The soundcard software drivers 25 shown in Figure 1 have been replaced with modified soundcard drivers 35. These modified drivers have all the functionality required to operate under the operating system 100 (as do the soundcard drivers 25 shown in Figure 1 ) plus additional functionality in order to interface with the test application.
The test application 50 interfaces with the modified soundcard drivers so that test signals can be injected into the digital voice data before it is passed to the CT application for onward transmission. Similarly, the test application 50 can extract test signals from received digital voice data that have been passed from the CT application to the soundcard and analyse the extracted test signals in order to determine the transmission quality. If non-intrusive test methods are being used, i.e. the spectral properties of the received speech signals are being analysed, then no test signals are injected into the digital voice data packets and the test application needs to take a copy of the digital voice data that has been sent from the CT application to the soundcard. When two computers, each arranged as shown in Figure 2, are connected to a communications network, and a telephony link is established between the computers, it is possible to measure the quality of the telephony link. More specifically, the test application in one computer can cause test signals to be injected into voice data packets generated by the CT application, so that the voice data packets may contain only a test signal or a combination of a voice signal and a test signal. The test signal can be analysed by the test application in the other computer. The test signal may measure delay, frequency shaping, temporal clipping in the communications link. The test signals may also be used to assess speech quality using known perceptual analysis methods (see, for example, EP-B-0 647 375, EP-A-0 776 566 & EP-A-O 776567). As mentioned above, the test application may be used to perform both intrusive or non-intrusive tests. However, depending upon the nature of the test, intrusive tests may be unsuitable for a telephony link which is carrying real telephony traffic. If a non- intrusive test method is used, then the voice-data packets will only contain voice signals.

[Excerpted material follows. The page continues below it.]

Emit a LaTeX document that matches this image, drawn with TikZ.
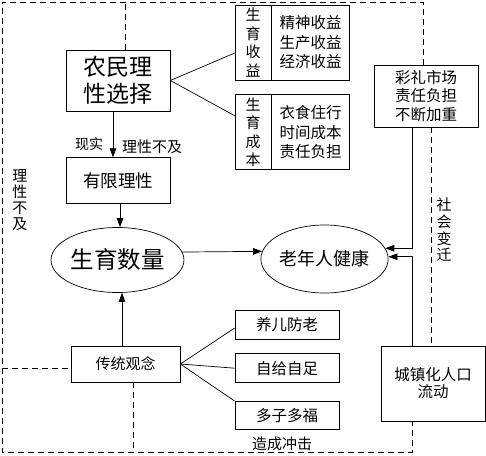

By analysing the received test signals, the test applications 50 can be used to quantify the QoS for the computer telephony link between the two computers. If
the QoS is inadequate then the test application 50 may communicate with the operational support services (OSSs) which are used to manage the network over which the CT services are being provided. These OSSs will attempt to increase the QoS, for example, by allocating more resources to the two computers 100 or by increasing the priority of the CT data in the routers and/or switches over non-real time data.
Referring now to Figure 3, there is shown three client computers 1 50 and a server computer 300 connected to a packet-based communications network 200. Each of the client computers 1 50 takes the form of the computer telephony terminal shown in Figure 2. Each of the client computers 1 50 may be connected to the network 200 by a dial-up connection or by a direct connection. The server computer 300 comprises a communications interface, a computer telephony application, a test application and a soundcard. The server computer 300 may make computer telephony connections with each of the client computers 1 50 or with other suitably equipped computers solely for the purpose of testing the quality of the computer telephony connection. Each client computer 1 50 may communicate QoS results to the server computer 300 (whether generated from a connection with the server computer or with another client computer) so that QoS data can be collected for the network 200. This enables network managers and or administrators to monitor the QoS variations of the network 200 and allocate network resources accordingly.
The server computer 300 may also be used when a new computer is connected to a network to quantify the computer telephony performance of the newly connected computer. The same process may also be used when computer telephony functionality is added to a networked computer to determine the QoS of the computer's telephony functionality. More specifically, when a client computer, such as one of the computers 1 50 is connected to the network 200, it can transmit a predetermined set of test signals to the server computer 300. The server computer 300 can analyse the test signals to determine whether the client computer has been correctly configured for use in computer telephony. The results of the analysis can then be fed back to the client computer so that the client computer can be more optimally configured. A client computer may also be tested in this way
at periodic intervals. As high-speed network connections, such as DSL and cable modems, become more commonplace then the use of computer telephony in mass market applications will increase. Typically, as a CT session may need only 10- 20kbit/s, in comparison with the 0.5- 1 0 Mbit/s potential of DSL services then it is a simple matter for the test application to negotiate with the aspect of the operating system that controls the network interface in order to acquire greater bandwidth.
Figure 4 shows a functional block diagram of a computer telephony terminal incorporating a preferred embodiment of the present invention. The CT terminal shown in Figure 4 is generally similar to the CT terminal shown in Figure 2, but modified as will now be described. In the CT terminal in Figure 4, the computer telephony application 10 and a test application 50 run under the Windows 95 operating system 1 1 0. The CT application 10 accesses the Windows 95 APIs (Application Programming Interfaces) 60 in a known manner in order that the CT application is able to access all of the resources available from the computer hardware and the operating system. Using the DirectSound functionality, the APIs address the DirectSound DLL (Dynamic Linked Library (commonly referred to as dsoundx.dll)). The DirectSound DLL communicates with a dummy device driver 36 (referred to as dds.dev as it is the dummy ds.dev file) which communicates with a virtual device driver (VxD) 37 of the soundcard 20 {the dds.dev 36 and the soundcard VxD 37 combine to form the soundcard driver 35 of Figure 2} . It is preferred, for ease of programming, to add the functionality required to interface with the test application 50 to the dds.dev 36 driver rather than the VxD 37, although as this preference is due to a lack of tools and an environment in which to develop VxDs, as and when such tools become available then there will be little preference attached to the addition of functionality to either the dds.dev 36 driver or the VxD 37. Additionally, it is to be understood that the required functionality could be added to the VxD or to the combination of the dds.dev and the VxD. The CT application 1 0 and the CT test application 50 function as described above.
Although it is preferred to implement the present invention for a computer using the Windows 95 operating system, it will be readily understood that the invention is equally applicable for use with other operating systems such as other
Windows variants (Windows 3.1 , Windows NT, Windows 98, Windows 2000, etc.) MacOS, BeOS, Linux and Unix variants, etc.
It should be understood that although the above discussion has focused upon the addition of test functionality into a computer running a computer telephony application, the same test functionality can be incorporated into an Internet phone, network computer, set top box or other network device that provides computer telephony functionality. In such a case the invention may be implemented using solely software, solely hardware or a combination of software and hardware.